* BEGIN *

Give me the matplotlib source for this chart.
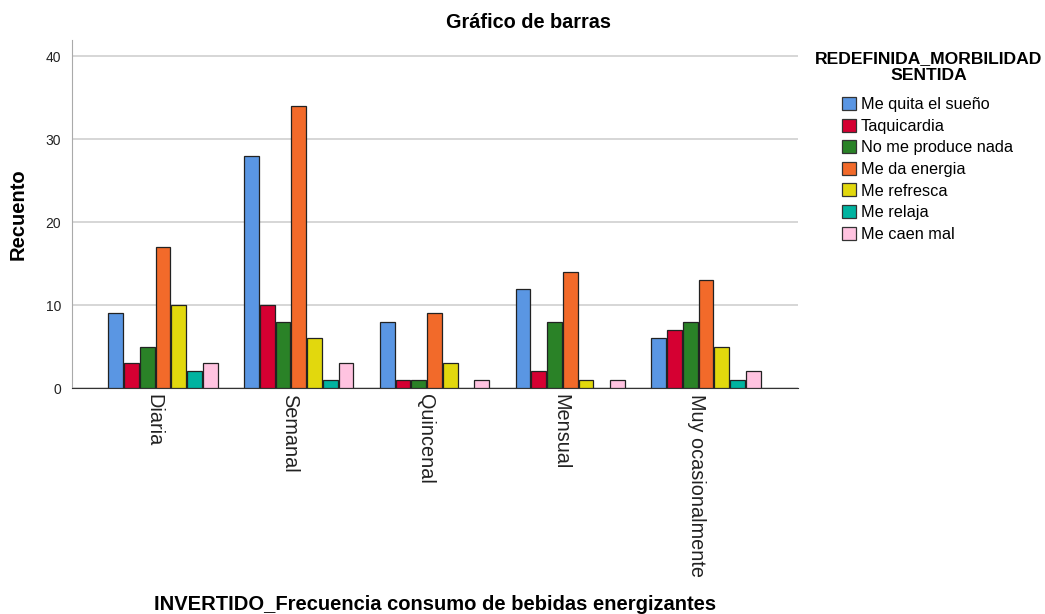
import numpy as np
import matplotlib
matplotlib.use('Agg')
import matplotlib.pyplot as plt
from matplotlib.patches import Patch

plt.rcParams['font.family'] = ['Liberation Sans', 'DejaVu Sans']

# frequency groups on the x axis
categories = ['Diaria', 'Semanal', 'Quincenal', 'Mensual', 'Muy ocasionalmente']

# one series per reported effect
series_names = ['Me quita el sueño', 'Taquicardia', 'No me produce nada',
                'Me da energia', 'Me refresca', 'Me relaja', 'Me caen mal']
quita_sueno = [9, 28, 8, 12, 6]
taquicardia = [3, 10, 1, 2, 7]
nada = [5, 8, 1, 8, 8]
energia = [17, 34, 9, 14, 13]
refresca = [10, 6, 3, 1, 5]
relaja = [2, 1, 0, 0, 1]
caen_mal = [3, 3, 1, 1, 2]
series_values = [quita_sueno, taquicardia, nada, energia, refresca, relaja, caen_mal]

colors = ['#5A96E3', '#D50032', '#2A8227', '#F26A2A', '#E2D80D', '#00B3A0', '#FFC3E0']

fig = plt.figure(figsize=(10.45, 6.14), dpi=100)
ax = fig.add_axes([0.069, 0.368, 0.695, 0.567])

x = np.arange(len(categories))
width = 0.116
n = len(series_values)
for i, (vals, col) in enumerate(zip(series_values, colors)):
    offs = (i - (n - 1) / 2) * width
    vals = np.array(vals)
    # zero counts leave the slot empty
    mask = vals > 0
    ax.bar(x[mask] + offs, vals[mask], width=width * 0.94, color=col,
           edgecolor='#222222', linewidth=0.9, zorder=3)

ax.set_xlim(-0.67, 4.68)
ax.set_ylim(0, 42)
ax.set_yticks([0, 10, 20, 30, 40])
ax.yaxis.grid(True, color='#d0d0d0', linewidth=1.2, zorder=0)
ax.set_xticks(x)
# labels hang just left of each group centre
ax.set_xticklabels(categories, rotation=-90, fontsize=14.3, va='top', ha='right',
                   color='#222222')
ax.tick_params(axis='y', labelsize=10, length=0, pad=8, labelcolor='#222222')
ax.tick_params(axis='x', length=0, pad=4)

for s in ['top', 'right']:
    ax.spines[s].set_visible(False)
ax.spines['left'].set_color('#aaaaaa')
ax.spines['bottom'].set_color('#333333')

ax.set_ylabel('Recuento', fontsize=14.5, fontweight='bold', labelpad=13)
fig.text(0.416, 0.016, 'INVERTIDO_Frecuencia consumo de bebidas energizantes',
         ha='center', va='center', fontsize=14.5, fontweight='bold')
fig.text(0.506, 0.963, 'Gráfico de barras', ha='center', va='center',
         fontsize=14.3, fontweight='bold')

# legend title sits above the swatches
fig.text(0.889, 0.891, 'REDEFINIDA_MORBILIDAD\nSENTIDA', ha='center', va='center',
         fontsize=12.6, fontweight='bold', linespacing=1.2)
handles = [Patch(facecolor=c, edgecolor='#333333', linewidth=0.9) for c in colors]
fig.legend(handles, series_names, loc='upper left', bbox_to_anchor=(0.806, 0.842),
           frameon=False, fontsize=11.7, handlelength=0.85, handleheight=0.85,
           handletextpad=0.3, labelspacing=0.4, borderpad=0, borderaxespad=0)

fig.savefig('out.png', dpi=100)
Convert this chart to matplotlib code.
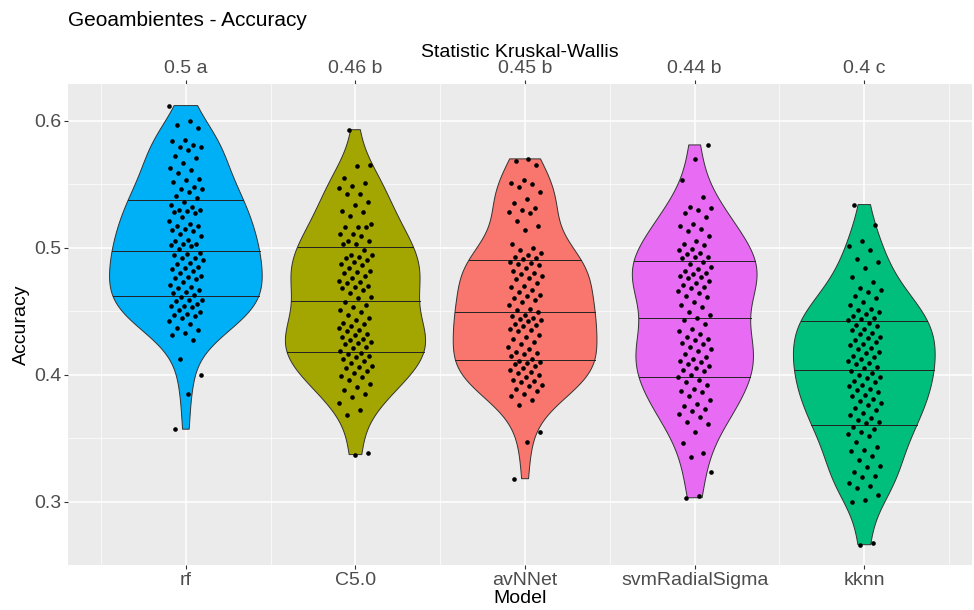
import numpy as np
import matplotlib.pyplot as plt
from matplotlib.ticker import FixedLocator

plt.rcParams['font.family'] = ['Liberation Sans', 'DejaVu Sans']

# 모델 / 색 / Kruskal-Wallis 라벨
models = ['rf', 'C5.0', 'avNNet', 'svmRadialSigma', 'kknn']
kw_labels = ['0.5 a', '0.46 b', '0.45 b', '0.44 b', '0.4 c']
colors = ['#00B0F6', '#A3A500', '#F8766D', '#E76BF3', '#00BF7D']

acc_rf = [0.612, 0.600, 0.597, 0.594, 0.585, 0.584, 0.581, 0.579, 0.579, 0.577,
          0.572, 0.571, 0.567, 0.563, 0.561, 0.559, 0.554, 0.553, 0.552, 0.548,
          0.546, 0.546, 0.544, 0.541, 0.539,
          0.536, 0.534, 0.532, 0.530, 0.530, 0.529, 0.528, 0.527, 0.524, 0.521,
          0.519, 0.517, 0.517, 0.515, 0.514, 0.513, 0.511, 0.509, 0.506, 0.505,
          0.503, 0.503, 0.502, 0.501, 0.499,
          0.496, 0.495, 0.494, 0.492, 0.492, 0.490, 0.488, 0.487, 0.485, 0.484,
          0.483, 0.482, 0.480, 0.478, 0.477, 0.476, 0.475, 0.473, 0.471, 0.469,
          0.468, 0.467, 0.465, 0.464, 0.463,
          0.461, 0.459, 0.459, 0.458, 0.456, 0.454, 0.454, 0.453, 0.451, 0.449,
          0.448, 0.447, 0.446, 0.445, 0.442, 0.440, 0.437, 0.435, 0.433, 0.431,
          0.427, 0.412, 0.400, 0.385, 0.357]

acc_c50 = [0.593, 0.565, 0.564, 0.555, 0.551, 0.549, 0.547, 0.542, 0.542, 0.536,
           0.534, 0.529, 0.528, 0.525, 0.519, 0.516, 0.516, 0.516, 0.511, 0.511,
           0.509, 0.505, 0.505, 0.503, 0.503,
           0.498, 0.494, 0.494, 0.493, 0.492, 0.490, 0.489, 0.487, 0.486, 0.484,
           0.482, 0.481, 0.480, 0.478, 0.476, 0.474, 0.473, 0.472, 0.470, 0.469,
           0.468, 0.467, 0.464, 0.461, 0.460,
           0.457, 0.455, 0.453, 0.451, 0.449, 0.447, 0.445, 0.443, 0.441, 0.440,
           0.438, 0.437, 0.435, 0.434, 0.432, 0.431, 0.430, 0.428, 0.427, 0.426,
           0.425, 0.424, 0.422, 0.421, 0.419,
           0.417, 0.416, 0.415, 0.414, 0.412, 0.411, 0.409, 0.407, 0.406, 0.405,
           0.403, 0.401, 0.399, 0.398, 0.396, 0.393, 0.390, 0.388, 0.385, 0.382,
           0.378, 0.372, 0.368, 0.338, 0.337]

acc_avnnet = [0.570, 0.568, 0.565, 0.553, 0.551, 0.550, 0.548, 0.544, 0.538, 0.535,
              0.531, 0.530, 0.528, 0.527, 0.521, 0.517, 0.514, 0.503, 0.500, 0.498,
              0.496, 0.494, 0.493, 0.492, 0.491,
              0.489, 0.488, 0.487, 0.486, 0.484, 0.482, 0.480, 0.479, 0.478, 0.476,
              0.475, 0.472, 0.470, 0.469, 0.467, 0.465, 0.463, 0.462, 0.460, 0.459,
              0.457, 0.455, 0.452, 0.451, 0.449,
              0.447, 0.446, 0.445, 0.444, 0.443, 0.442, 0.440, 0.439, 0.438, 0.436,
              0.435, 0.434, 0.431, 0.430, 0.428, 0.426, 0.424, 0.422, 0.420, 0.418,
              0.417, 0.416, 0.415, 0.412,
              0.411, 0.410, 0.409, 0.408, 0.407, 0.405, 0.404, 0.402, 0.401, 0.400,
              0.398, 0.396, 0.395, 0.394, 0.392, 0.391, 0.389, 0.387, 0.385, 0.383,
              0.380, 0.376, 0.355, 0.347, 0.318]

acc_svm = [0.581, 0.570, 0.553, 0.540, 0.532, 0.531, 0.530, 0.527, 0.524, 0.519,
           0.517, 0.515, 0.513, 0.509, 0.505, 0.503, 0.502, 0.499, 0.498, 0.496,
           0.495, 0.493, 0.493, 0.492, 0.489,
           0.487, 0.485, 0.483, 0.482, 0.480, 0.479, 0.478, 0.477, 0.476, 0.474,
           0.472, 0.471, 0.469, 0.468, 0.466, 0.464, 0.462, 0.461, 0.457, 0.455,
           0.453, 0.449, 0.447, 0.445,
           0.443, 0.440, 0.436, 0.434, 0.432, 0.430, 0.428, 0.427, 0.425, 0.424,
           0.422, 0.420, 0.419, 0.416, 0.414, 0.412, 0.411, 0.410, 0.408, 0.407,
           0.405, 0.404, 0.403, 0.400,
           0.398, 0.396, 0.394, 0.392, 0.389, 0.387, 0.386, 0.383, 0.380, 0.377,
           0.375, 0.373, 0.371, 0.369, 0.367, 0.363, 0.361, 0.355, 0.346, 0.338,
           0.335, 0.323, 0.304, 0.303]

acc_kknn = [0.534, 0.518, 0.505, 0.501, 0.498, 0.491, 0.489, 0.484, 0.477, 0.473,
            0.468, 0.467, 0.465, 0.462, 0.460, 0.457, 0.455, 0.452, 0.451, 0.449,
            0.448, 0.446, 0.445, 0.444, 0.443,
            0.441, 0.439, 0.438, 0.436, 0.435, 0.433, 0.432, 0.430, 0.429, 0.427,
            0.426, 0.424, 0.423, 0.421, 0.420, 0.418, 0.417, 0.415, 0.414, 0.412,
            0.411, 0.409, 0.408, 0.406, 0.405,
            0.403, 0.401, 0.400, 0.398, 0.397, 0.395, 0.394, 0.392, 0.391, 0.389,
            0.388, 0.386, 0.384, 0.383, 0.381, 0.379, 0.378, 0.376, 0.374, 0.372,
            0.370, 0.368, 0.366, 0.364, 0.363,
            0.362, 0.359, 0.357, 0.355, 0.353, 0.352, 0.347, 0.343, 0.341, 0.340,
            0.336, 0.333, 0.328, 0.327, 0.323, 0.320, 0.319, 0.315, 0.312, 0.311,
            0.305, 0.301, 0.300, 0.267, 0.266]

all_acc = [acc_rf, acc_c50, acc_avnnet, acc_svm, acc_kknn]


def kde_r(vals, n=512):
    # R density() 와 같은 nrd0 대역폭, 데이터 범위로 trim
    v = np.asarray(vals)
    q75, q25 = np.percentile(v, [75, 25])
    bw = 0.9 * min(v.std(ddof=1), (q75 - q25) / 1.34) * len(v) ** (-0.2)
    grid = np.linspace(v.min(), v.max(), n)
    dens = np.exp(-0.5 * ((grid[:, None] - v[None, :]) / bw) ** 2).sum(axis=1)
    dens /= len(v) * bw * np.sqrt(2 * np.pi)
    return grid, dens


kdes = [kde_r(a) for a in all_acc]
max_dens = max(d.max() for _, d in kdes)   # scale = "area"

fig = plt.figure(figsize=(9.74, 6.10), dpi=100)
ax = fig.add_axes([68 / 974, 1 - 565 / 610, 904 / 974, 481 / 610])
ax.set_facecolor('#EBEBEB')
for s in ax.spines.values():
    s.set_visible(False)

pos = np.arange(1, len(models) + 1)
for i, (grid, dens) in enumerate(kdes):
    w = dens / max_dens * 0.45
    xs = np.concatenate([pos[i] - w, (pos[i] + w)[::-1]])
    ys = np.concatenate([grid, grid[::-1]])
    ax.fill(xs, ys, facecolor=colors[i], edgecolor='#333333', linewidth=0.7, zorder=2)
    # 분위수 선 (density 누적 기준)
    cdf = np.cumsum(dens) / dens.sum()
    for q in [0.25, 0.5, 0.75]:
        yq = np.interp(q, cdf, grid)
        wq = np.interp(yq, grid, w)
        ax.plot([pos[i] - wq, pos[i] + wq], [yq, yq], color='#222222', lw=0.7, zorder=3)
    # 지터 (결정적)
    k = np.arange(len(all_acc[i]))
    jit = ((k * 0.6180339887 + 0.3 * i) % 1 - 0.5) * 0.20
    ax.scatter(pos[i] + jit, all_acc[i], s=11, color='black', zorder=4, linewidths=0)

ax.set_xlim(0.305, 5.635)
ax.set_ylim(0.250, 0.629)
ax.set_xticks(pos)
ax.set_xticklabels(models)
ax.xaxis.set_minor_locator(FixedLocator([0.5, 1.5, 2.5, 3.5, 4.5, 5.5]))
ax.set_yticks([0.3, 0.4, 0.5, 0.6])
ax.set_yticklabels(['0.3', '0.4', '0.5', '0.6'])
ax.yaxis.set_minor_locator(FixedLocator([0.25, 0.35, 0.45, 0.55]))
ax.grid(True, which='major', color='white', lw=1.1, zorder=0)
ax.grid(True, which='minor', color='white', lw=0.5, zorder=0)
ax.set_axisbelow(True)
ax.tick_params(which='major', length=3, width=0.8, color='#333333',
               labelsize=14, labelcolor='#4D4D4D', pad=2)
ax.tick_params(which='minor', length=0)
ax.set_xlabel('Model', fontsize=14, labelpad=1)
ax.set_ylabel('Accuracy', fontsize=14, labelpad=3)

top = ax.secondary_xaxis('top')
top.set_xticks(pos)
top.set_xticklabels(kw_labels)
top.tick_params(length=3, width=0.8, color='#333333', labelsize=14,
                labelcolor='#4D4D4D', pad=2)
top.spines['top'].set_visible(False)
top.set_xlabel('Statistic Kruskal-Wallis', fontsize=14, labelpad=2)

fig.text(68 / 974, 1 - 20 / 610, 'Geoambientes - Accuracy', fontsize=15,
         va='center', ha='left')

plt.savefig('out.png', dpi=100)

* END *

GIVEN PROBLEM
Going back to the data above, write out everything from the line with "Convert this chart to matplotlib code." down to the line with "colors = ['#00B0F6', '#A3A500', '#F8766D', '#E76BF3', '#00BF7D']", both included, leaving every picture out.

ANSWER IN FULL
Convert this chart to matplotlib code.
import numpy as np
import matplotlib.pyplot as plt
from matplotlib.ticker import FixedLocator

plt.rcParams['font.family'] = ['Liberation Sans', 'DejaVu Sans']

# 모델 / 색 / Kruskal-Wallis 라벨
models = ['rf', 'C5.0', 'avNNet', 'svmRadialSigma', 'kknn']
kw_labels = ['0.5 a', '0.46 b', '0.45 b', '0.44 b', '0.4 c']
colors = ['#00B0F6', '#A3A500', '#F8766D', '#E76BF3', '#00BF7D']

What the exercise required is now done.